◆ Exercise prompt:
Quote word for word the lines below, beginning with the first and ending with the one that has "label_x = [136, 190, 254, 343, 410, 468]". Drop the pictures.

◆ Listed entries:
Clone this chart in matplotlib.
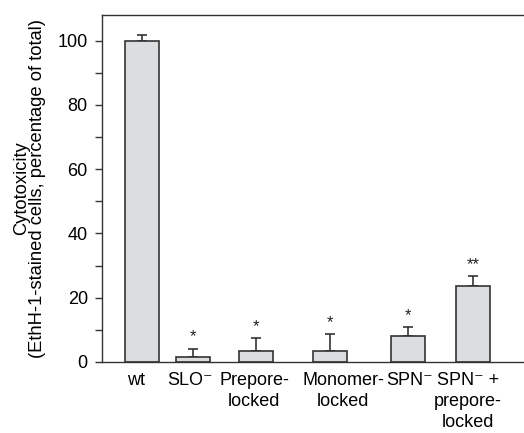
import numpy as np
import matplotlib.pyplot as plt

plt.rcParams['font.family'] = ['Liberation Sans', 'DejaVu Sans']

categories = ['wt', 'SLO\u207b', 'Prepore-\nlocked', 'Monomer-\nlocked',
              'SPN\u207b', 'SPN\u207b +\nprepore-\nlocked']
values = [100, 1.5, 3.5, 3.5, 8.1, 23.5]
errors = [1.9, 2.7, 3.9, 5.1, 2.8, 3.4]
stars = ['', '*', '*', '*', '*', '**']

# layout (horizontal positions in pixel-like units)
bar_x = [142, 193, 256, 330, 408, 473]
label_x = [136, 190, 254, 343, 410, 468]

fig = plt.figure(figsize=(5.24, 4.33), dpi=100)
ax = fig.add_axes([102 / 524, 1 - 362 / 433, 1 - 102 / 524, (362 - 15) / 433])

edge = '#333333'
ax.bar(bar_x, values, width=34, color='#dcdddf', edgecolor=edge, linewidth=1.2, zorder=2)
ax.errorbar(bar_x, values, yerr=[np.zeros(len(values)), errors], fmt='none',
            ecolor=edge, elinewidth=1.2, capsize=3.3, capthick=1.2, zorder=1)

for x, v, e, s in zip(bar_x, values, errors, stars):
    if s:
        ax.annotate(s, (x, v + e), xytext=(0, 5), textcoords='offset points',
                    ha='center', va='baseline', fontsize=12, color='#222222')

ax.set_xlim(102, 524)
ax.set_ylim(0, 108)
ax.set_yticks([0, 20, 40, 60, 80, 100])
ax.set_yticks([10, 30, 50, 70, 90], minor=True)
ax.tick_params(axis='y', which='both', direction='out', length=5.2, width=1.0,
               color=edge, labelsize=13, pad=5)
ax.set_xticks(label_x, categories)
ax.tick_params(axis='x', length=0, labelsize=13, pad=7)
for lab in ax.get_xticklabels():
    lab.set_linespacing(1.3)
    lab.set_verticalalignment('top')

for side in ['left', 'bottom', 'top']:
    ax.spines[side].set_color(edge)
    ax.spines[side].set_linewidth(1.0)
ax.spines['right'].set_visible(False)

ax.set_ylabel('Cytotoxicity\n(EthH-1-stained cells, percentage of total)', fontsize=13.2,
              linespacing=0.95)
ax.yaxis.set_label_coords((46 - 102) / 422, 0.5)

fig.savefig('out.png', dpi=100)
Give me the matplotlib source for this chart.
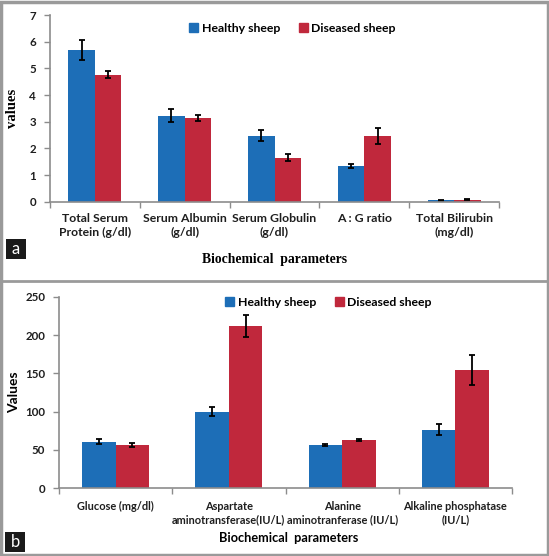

◆ Right answer:
Clone this chart in matplotlib.
import numpy as np
import matplotlib.pyplot as plt

plt.rcParams['font.family'] = ['Liberation Sans', 'DejaVu Sans']

categories = ['wt', 'SLO\u207b', 'Prepore-\nlocked', 'Monomer-\nlocked',
              'SPN\u207b', 'SPN\u207b +\nprepore-\nlocked']
values = [100, 1.5, 3.5, 3.5, 8.1, 23.5]
errors = [1.9, 2.7, 3.9, 5.1, 2.8, 3.4]
stars = ['', '*', '*', '*', '*', '**']

# layout (horizontal positions in pixel-like units)
bar_x = [142, 193, 256, 330, 408, 473]
label_x = [136, 190, 254, 343, 410, 468]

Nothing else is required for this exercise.